As we brainstormed ideas for this version of Constitution Day, we realized how many previous activities and lessons were still relevant today. Here are our top eight. If you’d like to revisit the previous years’ lesson and ideas, we’ve included links to each year at the end of the page.


Celebrating Constitution Day (Lori Keekley, 2015): This activity encourages the English, social studies and journalism teachers to engage students in exploring the Constitution’s relevance to their daily lives, facts about the Constitution and understanding the amendments to the Constitution


First Amendment School Dialogue (Jeff Kocur, 2017): Guide your students through a class-sized (or whole-school) dialogue about the five freedoms of the First Amendment. Students will identify and evaluate the impact of the First Amendment in their own lives and the lives of others.


The Importance of an Independent and Active Press (Matthew Smith, 2017): Expose students to the many possible benefits of independent media in a democracy through quotes and video excerpts of world leaders espousing the necessity of a free press. Students will evaluate and discuss their own reaction to these arguments.


Understanding the perils of prior review and restraint (Jeff Kocur, 2015): Click here for the activity. For additional resources and model ethical guidelines and staff manual procedures for this, go here and here.


Examining the gray area between political correctness and free speech (Matthew Smith, 2016): Students will explore several topics through peer discussion and real-world examples in small groups followed by a large-group discussion. By Matt Smith


The Decision to Report: Because You Can, Does that Mean you Should? (Jeff Kocur, 2013): Allows students to explore the conflict of reporting the truth when that truth may have consequences. Students work with several leading questions and apply them to several scenarios.


Our Right to Comment (Jeff Kocur, 2016): Since media organizations have moved to online formats, they have struggled with the practice of hosting online comments next to their content.
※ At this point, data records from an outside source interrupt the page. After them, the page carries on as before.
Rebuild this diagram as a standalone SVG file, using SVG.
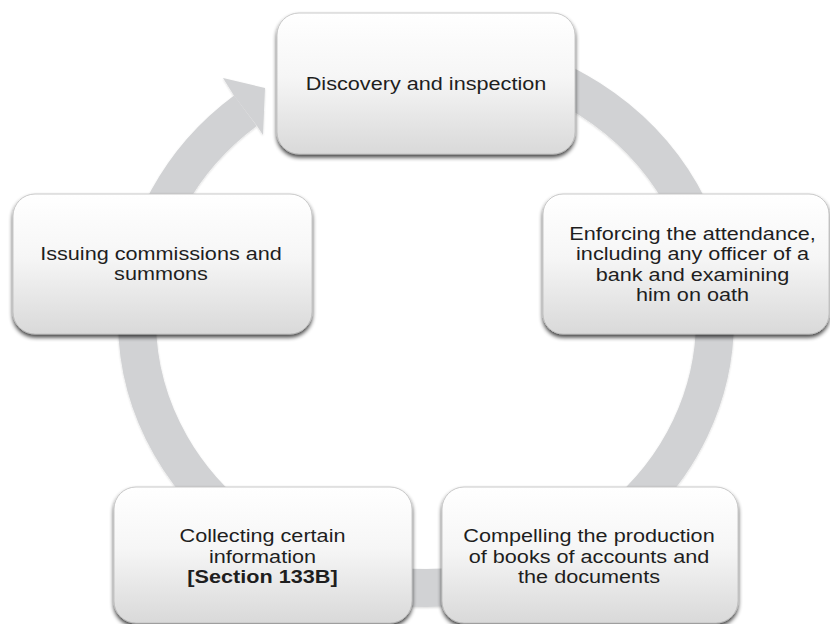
<svg xmlns="http://www.w3.org/2000/svg" width="830" height="624" viewBox="0 0 830 624">
  <defs>
    <linearGradient id="boxFill" x1="0" y1="0" x2="0" y2="1">
      <stop offset="0" stop-color="#ffffff"/>
      <stop offset="0.45" stop-color="#f6f6f6"/>
      <stop offset="1" stop-color="#d9d9d9"/>
    </linearGradient>
    <filter id="shadow" x="-10%" y="-10%" width="120%" height="125%">
      <feGaussianBlur in="SourceAlpha" stdDeviation="2.2"/>
      <feOffset dx="0" dy="2.5" result="b"/>
      <feComponentTransfer><feFuncA type="linear" slope="0.75"/></feComponentTransfer>
      <feMerge><feMergeNode/><feMergeNode in="SourceGraphic"/></feMerge>
    </filter>
    <filter id="ringShadow" x="-5%" y="-5%" width="110%" height="110%">
      <feGaussianBlur in="SourceAlpha" stdDeviation="1"/>
      <feOffset dx="0" dy="1"/>
      <feComponentTransfer><feFuncA type="linear" slope="0.15"/></feComponentTransfer>
      <feMerge><feMergeNode/><feMergeNode in="SourceGraphic"/></feMerge>
    </filter>
  </defs>
  <style>
    .box { fill: url(#boxFill); stroke: #bdbdbd; stroke-width: 0.8; filter: url(#shadow); }
    .lbl { font-family: "Liberation Sans", Arial, sans-serif; font-size: 18.5px; fill: #1e1e1e; text-anchor: middle; }
    .bold { font-weight: bold; }
    .ring { fill: none; stroke: #d1d2d4; stroke-width: 38; }
    .head { fill: #d1d2d4; }
  </style>

  <g id="connectors" filter="url(#ringShadow)">
    <path class="ring" d="M 476 56 A 289 268 0 1 1 245.4 110.7"/>
    <polygon class="head" points="233.9,95.6 223,78 265,88 263,135 256.9,125.8"/>
  </g>

  <g id="node-discovery">
    <rect class="box" x="277" y="13" width="298" height="141" rx="22" ry="22"/>
    <g transform="translate(426,0) scale(1.17,1)">
      <text class="lbl" x="0" y="90">Discovery and inspection</text>
    </g>
  </g>

  <g id="node-enforcing">
    <rect class="box" x="543" y="194" width="286" height="140" rx="20" ry="20"/>
    <g transform="translate(692.5,0) scale(1.17,1)">
      <text class="lbl" x="0" y="240">Enforcing the attendance,</text>
      <text class="lbl" x="0" y="260.5">including any officer of a</text>
      <text class="lbl" x="0" y="281">bank and examining</text>
      <text class="lbl" x="0" y="301">him on oath</text>
    </g>
  </g>

  <g id="node-compelling">
    <rect class="box" x="442" y="487" width="296" height="136" rx="22" ry="22"/>
    <g transform="translate(589,0) scale(1.17,1)">
      <text class="lbl" x="0" y="542">Compelling the production</text>
      <text class="lbl" x="0" y="563">of books of accounts and</text>
      <text class="lbl" x="0" y="583.5">the documents</text>
    </g>
  </g>

  <g id="node-collecting">
    <rect class="box" x="114" y="487" width="298" height="136" rx="22" ry="22"/>
    <g transform="translate(262.5,0) scale(1.17,1)">
      <text class="lbl" x="0" y="542">Collecting certain</text>
      <text class="lbl" x="0" y="563">information</text>
      <text class="lbl bold" x="0" y="583.5">[Section 133B]</text>
    </g>
  </g>

  <g id="node-issuing">
    <rect class="box" x="13" y="194" width="299" height="140" rx="22" ry="22"/>
    <g transform="translate(161,0) scale(1.17,1)">
      <text class="lbl" x="0" y="260">Issuing commissions and</text>
      <text class="lbl" x="0" y="280.5">summons</text>
    </g>
  </g>
</svg>
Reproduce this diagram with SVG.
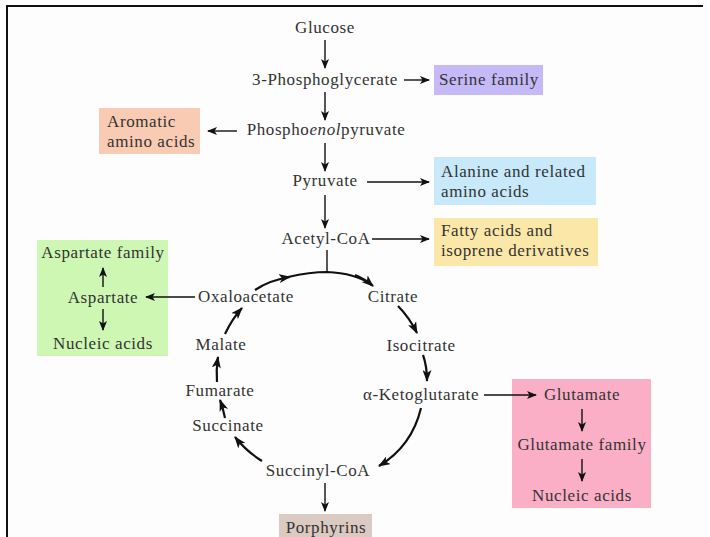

Many news organizations require posters to meet specific standards, moderate the comments, and reserve the right to remove or delete comments and users. Some organizations even require each post be approved by a human before it can be live on their sites. More recently, NPR is the latest news organization to completely remove comments from its news sites. Students will explore the question whether the ability to comment on news stories creates a more or less informed culture. By Jeff Kocur


Takedown demands (John Bowen, 2014): This lesson addresses how to handle takedown requests. Students will work through two scenarios and then create a takedown request policy.